Global AgeWatch Index 2015 shows room for improvement

October 9, 2015 | Aged Care Management

Australia may need to climb the aged care ranks.

The primary objective of our aged care sector, and the global industry, is the wellbeing of people as they enter the later stages of life.

Unfortunately, this can be a difficult target, as providers need to consistently offer an array of services for their residents. For example, in one aged care facility there will be residents who require a high level of care for dementia, and others who simply need basic attention.

Australian facilities may not be hitting the necessary bar, according to the Global AgeWatch Index 2015, and it could be time for improvements. In the recently released index, Australia ranked 17th, out of a total 96 countries. This index gauges nations according to both the social and economic wellbeing of elderly people.

The key takeaways

Interestingly, the index found that Australians could:

  • Expect to live 18.7 years in good health after the age of 60;
  • Live 25 years after the age of 60;
  • Receive a pension (83 per cent coverage).

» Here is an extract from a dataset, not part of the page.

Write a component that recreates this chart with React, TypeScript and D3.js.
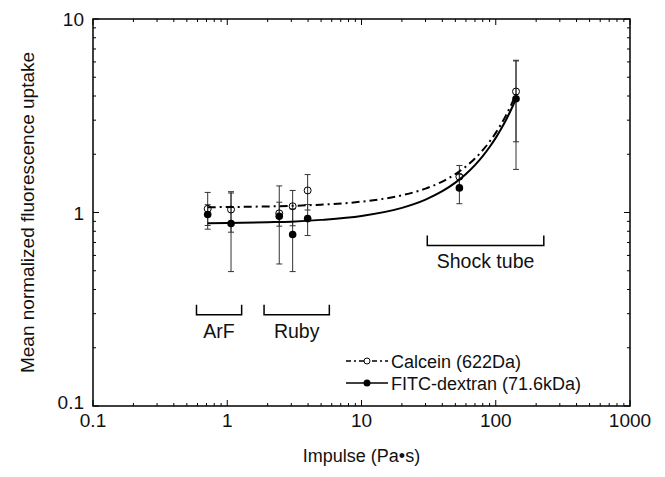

Compare this to Switzerland, where Swiss elderly could:

  • Expect to live 19 years after the age of 60;
  • Live 25 years after the age of 60;
  • Receive a pension (100 per cent coverage).

While the total life expectancy remains the same, the difference in healthy living and pension coverage shows Australia can improve.

Chief Executive of Council On The Ageing (COTA) Australia, Ian Yates, explained that the drop reflects a "continued lack of priority" when it comes to addressing both the needs and opportunities of the elderly Australian population.

"We should be seeing older people as a resource, and spending on them as an investment. For example, if you spend right in health promotion and illness prevention, and the pension is sufficient, you actually save money in the long term in acute healthcare and aged care," he said.